**Instructions for the task:** Would you return the run of lines that starts at the one with "Give me the" and ends at the one with "fontsize=19.5, color=gris)", ends included, exactly as written and without the images?

**Information shown:**
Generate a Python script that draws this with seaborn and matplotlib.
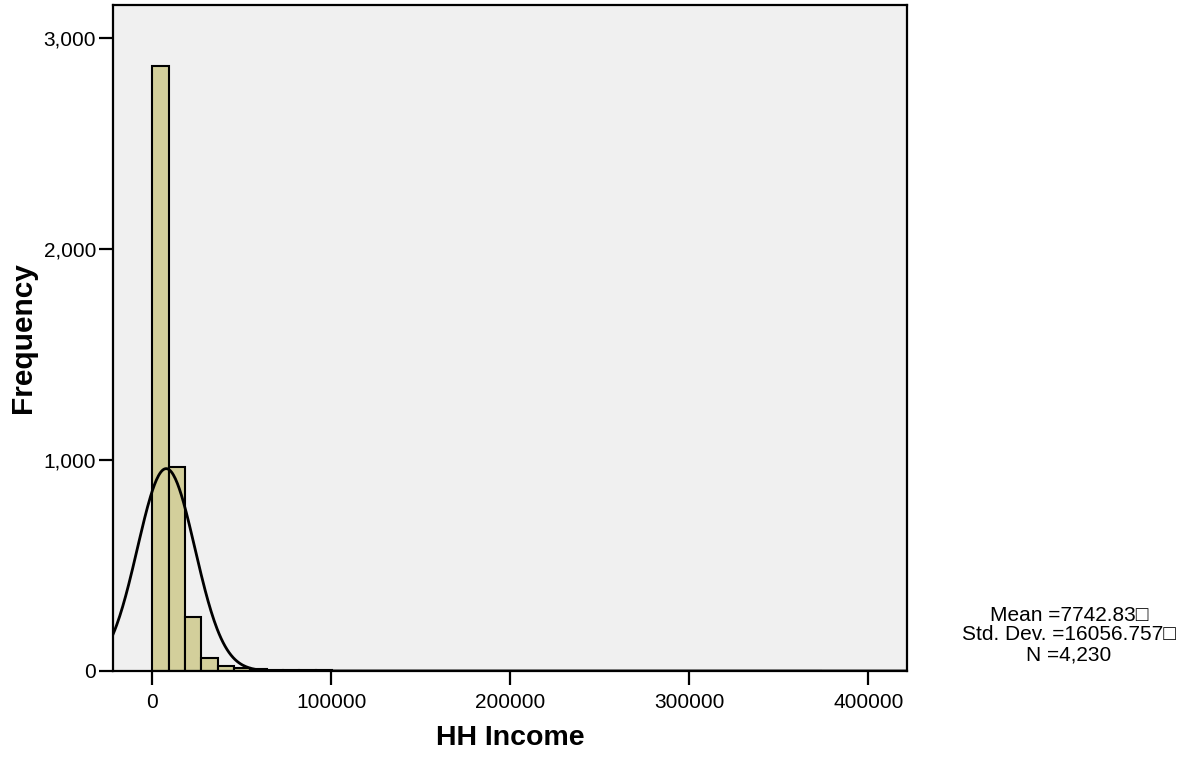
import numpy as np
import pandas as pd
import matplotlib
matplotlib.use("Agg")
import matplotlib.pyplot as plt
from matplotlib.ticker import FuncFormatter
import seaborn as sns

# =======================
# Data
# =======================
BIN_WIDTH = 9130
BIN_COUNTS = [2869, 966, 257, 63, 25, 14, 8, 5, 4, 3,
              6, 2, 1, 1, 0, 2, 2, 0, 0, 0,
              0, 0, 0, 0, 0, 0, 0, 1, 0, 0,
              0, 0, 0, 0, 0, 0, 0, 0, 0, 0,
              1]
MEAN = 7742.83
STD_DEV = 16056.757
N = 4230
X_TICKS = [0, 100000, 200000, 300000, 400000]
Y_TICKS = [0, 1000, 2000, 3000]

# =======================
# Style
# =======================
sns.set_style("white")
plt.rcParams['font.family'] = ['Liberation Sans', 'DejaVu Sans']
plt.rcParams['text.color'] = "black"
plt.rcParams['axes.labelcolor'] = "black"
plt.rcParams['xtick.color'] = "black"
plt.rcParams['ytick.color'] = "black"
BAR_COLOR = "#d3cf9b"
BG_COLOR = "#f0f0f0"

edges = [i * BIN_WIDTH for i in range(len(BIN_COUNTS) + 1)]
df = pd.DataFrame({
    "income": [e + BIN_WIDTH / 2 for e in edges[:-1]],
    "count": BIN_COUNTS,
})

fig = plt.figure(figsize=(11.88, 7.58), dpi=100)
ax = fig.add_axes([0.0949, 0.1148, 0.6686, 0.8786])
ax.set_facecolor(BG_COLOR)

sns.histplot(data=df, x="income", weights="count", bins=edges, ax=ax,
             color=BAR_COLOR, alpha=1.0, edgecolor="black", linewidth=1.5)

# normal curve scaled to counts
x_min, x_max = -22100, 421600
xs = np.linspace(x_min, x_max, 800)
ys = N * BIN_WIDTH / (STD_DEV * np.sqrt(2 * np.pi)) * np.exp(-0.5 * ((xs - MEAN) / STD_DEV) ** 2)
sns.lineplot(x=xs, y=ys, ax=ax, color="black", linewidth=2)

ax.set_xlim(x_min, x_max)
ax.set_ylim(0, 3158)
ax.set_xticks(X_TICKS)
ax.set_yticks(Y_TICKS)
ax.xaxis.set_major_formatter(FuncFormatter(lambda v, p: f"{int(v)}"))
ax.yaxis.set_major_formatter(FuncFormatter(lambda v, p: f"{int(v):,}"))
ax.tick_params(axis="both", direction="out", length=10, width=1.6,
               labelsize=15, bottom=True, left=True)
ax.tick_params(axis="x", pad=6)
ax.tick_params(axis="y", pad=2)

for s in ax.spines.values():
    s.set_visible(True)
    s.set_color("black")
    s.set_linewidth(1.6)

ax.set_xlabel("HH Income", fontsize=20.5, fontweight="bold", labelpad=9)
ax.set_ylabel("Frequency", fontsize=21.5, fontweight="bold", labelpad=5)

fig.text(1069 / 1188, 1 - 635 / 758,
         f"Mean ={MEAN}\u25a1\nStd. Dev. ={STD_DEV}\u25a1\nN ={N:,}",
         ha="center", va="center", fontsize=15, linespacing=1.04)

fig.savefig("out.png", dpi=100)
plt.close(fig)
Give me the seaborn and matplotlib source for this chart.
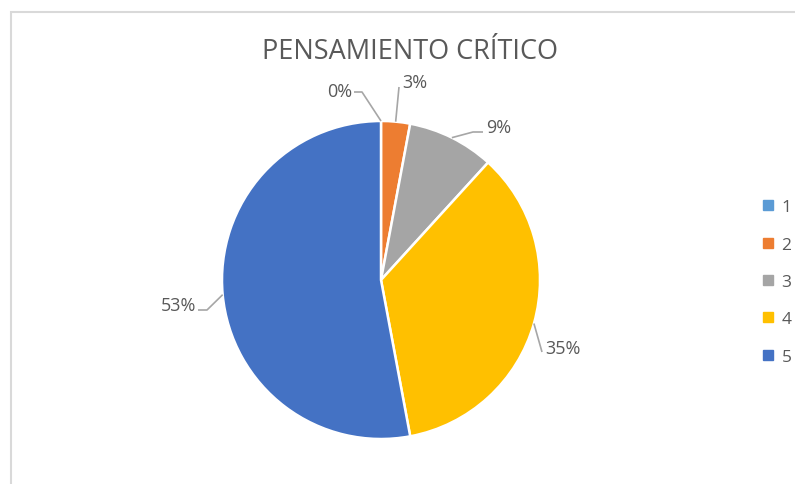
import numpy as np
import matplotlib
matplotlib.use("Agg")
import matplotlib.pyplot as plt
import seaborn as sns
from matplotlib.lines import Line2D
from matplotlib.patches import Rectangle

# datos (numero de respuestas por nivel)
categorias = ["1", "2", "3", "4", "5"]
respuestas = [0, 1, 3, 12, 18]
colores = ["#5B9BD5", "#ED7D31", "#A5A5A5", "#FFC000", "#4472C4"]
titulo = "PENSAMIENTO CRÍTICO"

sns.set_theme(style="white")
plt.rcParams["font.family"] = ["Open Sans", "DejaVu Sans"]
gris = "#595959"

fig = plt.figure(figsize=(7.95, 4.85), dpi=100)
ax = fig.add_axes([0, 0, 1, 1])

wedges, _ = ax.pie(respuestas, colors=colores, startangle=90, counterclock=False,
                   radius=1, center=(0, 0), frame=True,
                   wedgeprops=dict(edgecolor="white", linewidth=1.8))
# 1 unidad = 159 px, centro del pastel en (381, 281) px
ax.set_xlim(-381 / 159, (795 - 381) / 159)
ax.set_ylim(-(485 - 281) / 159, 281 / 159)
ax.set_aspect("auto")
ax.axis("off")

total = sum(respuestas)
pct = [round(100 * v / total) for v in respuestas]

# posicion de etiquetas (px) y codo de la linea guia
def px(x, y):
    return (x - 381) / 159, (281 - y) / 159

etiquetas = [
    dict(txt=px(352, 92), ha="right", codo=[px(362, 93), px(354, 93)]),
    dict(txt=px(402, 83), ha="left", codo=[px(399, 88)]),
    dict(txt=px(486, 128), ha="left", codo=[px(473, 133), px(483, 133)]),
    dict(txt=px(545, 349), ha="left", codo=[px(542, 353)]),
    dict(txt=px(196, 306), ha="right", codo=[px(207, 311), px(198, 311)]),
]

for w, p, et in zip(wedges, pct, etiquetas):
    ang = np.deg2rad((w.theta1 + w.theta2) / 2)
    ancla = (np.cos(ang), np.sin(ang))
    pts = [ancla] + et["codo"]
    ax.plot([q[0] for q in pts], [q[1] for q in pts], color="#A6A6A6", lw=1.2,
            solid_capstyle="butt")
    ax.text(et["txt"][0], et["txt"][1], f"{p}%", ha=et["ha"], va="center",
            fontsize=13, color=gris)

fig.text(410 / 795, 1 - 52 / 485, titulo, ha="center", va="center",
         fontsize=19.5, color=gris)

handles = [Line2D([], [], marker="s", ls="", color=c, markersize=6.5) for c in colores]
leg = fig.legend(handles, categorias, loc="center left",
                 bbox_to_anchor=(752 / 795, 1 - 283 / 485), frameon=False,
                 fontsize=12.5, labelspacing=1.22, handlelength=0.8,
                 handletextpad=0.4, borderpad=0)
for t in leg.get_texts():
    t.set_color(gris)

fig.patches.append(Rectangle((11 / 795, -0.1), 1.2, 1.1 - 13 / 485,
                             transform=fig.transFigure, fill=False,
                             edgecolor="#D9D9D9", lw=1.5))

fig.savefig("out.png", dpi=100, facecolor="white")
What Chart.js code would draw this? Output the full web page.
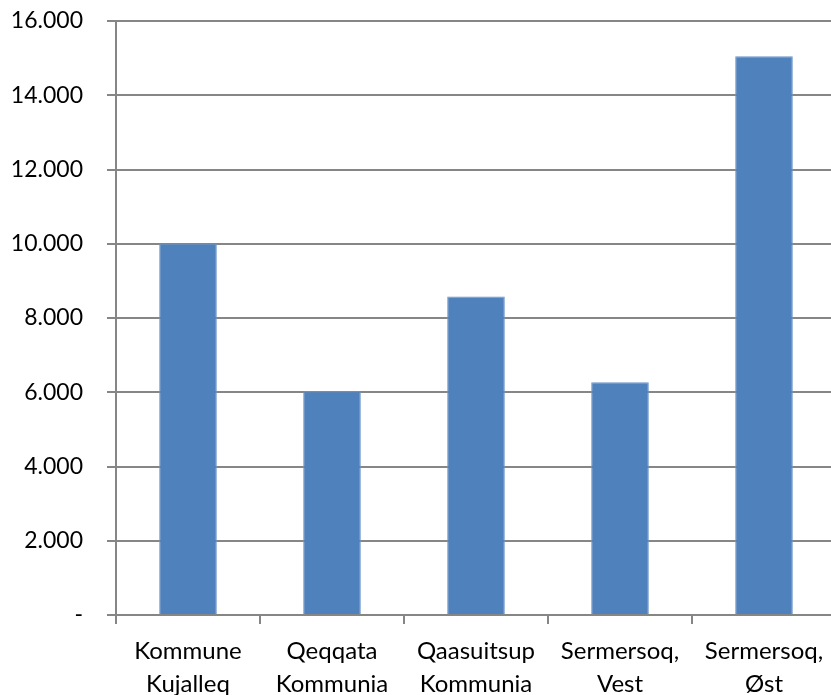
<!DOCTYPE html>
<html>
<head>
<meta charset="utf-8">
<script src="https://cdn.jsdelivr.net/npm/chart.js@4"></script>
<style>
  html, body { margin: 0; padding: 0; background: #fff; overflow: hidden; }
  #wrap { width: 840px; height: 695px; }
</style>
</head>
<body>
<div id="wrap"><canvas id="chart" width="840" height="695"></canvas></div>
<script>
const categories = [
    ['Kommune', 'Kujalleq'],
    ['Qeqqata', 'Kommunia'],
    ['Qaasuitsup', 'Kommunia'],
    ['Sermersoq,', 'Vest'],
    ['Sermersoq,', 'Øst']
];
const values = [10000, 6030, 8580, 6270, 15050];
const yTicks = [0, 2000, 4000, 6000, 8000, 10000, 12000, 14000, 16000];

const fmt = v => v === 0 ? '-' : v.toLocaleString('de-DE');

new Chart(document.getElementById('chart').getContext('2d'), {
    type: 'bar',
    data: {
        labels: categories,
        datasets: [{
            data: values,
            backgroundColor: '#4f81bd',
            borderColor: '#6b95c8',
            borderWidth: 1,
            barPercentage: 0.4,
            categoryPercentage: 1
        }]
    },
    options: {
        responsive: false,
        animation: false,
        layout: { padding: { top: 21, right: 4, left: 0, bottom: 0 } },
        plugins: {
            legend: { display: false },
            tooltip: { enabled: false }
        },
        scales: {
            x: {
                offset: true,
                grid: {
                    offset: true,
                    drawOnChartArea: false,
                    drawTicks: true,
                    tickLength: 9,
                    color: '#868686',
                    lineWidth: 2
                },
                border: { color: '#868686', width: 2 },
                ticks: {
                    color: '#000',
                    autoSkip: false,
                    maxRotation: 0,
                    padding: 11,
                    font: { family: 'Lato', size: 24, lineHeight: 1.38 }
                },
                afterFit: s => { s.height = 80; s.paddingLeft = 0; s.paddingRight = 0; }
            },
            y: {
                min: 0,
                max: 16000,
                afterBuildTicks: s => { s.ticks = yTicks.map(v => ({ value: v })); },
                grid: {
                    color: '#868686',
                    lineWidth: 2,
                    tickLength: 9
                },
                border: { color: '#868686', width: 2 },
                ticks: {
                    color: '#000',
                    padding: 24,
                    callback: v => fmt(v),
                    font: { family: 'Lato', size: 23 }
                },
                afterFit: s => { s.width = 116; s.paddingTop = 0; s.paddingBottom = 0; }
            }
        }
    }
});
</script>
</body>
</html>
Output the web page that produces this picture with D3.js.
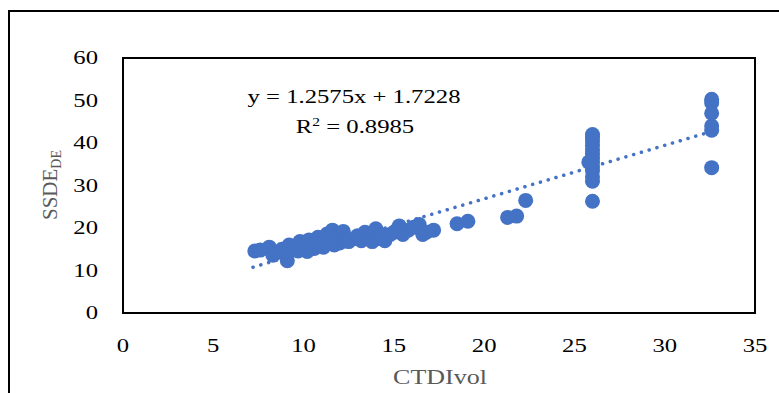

**Response to the exercise:**
Give me the seaborn and matplotlib source for this chart.
import numpy as np
import matplotlib
matplotlib.use("Agg")
import matplotlib.pyplot as plt
import seaborn as sns
from matplotlib.lines import Line2D
from matplotlib.patches import Rectangle

# datos (numero de respuestas por nivel)
categorias = ["1", "2", "3", "4", "5"]
respuestas = [0, 1, 3, 12, 18]
colores = ["#5B9BD5", "#ED7D31", "#A5A5A5", "#FFC000", "#4472C4"]
titulo = "PENSAMIENTO CRÍTICO"

sns.set_theme(style="white")
plt.rcParams["font.family"] = ["Open Sans", "DejaVu Sans"]
gris = "#595959"

fig = plt.figure(figsize=(7.95, 4.85), dpi=100)
ax = fig.add_axes([0, 0, 1, 1])

wedges, _ = ax.pie(respuestas, colors=colores, startangle=90, counterclock=False,
                   radius=1, center=(0, 0), frame=True,
                   wedgeprops=dict(edgecolor="white", linewidth=1.8))
# 1 unidad = 159 px, centro del pastel en (381, 281) px
ax.set_xlim(-381 / 159, (795 - 381) / 159)
ax.set_ylim(-(485 - 281) / 159, 281 / 159)
ax.set_aspect("auto")
ax.axis("off")

total = sum(respuestas)
pct = [round(100 * v / total) for v in respuestas]

# posicion de etiquetas (px) y codo de la linea guia
def px(x, y):
    return (x - 381) / 159, (281 - y) / 159

etiquetas = [
    dict(txt=px(352, 92), ha="right", codo=[px(362, 93), px(354, 93)]),
    dict(txt=px(402, 83), ha="left", codo=[px(399, 88)]),
    dict(txt=px(486, 128), ha="left", codo=[px(473, 133), px(483, 133)]),
    dict(txt=px(545, 349), ha="left", codo=[px(542, 353)]),
    dict(txt=px(196, 306), ha="right", codo=[px(207, 311), px(198, 311)]),
]

for w, p, et in zip(wedges, pct, etiquetas):
    ang = np.deg2rad((w.theta1 + w.theta2) / 2)
    ancla = (np.cos(ang), np.sin(ang))
    pts = [ancla] + et["codo"]
    ax.plot([q[0] for q in pts], [q[1] for q in pts], color="#A6A6A6", lw=1.2,
            solid_capstyle="butt")
    ax.text(et["txt"][0], et["txt"][1], f"{p}%", ha=et["ha"], va="center",
            fontsize=13, color=gris)

fig.text(410 / 795, 1 - 52 / 485, titulo, ha="center", va="center",
         fontsize=19.5, color=gris)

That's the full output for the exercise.